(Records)
# # # # # # #

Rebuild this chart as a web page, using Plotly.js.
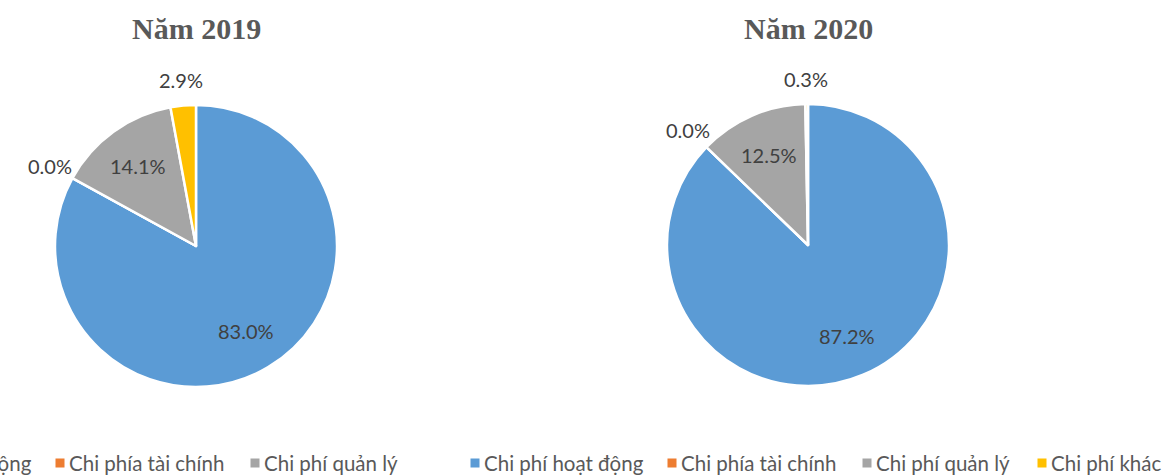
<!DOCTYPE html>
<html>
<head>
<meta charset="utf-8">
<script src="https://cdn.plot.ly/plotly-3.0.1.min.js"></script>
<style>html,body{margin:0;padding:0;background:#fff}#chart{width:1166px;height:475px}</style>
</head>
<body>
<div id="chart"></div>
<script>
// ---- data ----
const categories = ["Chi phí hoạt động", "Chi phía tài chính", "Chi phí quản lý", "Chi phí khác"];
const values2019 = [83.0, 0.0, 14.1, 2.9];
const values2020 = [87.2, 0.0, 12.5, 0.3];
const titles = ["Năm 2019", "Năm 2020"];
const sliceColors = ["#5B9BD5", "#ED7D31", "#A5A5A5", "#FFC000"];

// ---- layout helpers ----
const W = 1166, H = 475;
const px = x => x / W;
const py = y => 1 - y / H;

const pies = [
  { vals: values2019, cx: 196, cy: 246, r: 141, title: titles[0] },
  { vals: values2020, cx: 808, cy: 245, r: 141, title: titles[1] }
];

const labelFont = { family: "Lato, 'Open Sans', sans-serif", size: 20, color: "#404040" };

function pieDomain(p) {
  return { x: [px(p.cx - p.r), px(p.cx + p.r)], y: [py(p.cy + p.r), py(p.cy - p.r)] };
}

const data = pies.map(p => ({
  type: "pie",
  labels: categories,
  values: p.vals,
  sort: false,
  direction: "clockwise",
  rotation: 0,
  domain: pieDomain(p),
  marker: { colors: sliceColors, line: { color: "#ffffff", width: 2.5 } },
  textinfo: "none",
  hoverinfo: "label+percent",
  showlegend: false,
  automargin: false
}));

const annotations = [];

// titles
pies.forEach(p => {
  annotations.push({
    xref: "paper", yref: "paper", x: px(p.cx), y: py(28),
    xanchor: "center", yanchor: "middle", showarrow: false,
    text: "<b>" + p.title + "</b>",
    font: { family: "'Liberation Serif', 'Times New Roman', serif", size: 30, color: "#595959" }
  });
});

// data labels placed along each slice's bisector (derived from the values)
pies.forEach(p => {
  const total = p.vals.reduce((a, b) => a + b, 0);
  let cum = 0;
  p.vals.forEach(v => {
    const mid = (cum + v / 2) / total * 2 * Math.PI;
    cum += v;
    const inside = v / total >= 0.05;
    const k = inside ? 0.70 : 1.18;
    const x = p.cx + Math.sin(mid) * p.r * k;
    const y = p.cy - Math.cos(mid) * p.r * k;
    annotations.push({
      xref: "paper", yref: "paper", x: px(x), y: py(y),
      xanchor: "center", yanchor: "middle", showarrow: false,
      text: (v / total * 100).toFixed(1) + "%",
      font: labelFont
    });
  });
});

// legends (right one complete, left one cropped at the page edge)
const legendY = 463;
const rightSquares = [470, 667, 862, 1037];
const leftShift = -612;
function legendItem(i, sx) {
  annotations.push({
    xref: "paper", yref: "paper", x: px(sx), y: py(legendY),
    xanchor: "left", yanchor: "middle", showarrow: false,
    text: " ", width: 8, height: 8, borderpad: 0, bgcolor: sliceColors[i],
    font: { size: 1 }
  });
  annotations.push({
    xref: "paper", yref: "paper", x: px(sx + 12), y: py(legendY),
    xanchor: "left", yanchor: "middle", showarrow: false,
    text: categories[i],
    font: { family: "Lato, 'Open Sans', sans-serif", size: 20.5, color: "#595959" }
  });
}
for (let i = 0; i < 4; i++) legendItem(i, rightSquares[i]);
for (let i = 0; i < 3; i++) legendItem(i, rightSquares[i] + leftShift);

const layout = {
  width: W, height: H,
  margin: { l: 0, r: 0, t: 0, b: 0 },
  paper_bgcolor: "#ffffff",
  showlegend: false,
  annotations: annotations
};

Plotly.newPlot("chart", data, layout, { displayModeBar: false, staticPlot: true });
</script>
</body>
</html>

# # # # # # #

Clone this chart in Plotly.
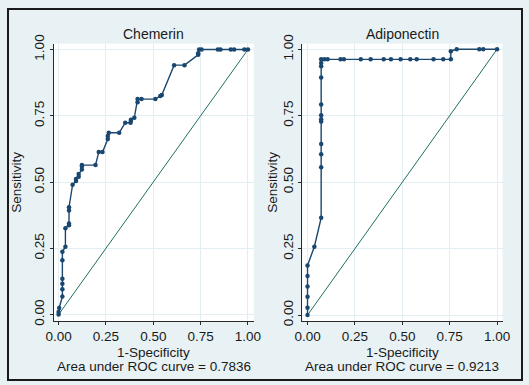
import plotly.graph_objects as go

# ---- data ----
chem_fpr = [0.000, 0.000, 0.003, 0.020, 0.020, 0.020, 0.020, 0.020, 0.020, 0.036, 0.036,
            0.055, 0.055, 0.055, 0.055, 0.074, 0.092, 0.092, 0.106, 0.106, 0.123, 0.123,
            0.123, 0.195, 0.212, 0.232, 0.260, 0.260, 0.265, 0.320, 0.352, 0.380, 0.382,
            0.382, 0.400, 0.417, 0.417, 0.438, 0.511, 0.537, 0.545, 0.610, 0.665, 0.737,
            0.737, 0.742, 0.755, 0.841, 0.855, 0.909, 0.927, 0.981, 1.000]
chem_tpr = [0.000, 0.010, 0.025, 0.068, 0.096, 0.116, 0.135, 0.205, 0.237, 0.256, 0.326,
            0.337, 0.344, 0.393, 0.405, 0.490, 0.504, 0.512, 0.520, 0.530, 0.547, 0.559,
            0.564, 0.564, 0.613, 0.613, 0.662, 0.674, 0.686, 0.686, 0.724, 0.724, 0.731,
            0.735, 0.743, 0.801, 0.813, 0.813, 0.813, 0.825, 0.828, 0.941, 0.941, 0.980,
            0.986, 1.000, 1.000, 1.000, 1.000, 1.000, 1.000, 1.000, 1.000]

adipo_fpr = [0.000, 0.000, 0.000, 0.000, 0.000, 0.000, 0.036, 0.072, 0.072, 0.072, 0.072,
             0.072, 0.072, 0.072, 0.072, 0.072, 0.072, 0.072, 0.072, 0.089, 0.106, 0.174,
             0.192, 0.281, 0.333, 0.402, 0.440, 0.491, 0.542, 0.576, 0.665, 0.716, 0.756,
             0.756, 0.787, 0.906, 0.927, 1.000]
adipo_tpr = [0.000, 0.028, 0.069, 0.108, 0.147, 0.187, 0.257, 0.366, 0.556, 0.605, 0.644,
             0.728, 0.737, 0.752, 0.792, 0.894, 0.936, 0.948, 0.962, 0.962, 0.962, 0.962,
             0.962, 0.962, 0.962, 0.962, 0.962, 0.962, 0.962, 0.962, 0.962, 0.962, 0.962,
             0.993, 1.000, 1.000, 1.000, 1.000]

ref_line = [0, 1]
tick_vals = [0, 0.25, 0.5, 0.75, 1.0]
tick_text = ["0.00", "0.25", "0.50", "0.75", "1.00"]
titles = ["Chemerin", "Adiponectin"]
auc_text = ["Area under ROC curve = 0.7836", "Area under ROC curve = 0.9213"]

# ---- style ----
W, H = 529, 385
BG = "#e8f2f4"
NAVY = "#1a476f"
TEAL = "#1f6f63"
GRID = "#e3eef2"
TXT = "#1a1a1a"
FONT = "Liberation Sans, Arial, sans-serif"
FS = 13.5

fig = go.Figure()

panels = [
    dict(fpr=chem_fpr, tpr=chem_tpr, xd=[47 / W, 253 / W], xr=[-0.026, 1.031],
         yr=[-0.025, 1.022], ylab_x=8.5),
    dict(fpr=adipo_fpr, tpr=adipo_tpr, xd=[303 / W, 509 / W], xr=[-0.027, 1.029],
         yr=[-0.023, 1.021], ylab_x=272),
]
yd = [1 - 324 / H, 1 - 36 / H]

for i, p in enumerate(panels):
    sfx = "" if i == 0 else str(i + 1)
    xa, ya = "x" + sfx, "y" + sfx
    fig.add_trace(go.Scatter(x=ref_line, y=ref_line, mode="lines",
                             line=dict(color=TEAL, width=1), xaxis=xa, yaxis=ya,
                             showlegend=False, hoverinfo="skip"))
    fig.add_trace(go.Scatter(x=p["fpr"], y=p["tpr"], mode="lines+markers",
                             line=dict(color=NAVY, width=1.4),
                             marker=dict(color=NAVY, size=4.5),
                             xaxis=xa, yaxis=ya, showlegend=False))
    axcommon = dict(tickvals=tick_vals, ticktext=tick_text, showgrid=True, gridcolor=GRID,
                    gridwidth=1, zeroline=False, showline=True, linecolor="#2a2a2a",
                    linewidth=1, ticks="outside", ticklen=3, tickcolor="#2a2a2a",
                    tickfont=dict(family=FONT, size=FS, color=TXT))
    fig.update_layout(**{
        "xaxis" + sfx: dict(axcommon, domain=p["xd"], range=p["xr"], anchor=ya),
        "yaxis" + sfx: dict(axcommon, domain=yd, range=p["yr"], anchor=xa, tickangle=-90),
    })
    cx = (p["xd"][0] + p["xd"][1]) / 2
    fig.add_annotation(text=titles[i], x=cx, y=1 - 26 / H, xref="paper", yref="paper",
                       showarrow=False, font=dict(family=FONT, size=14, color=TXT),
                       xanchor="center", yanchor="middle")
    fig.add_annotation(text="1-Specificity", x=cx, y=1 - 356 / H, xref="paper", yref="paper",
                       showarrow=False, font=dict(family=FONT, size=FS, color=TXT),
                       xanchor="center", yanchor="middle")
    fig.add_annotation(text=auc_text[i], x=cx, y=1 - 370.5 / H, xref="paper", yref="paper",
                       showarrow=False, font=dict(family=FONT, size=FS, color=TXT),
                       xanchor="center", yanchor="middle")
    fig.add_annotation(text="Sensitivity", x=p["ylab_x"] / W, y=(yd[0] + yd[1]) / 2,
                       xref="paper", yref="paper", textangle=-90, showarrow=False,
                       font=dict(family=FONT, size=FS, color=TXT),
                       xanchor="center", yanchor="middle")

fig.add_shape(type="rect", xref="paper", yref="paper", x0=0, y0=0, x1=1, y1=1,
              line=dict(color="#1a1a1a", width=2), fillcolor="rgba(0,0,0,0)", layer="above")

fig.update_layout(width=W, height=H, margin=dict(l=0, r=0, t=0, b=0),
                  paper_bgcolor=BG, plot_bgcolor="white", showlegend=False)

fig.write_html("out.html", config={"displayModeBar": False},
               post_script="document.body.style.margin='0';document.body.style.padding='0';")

# # # # # # #

What to do -
How many lines of the listing above include the word "page"? Reply with the number alone.

Reply to the exercise -
2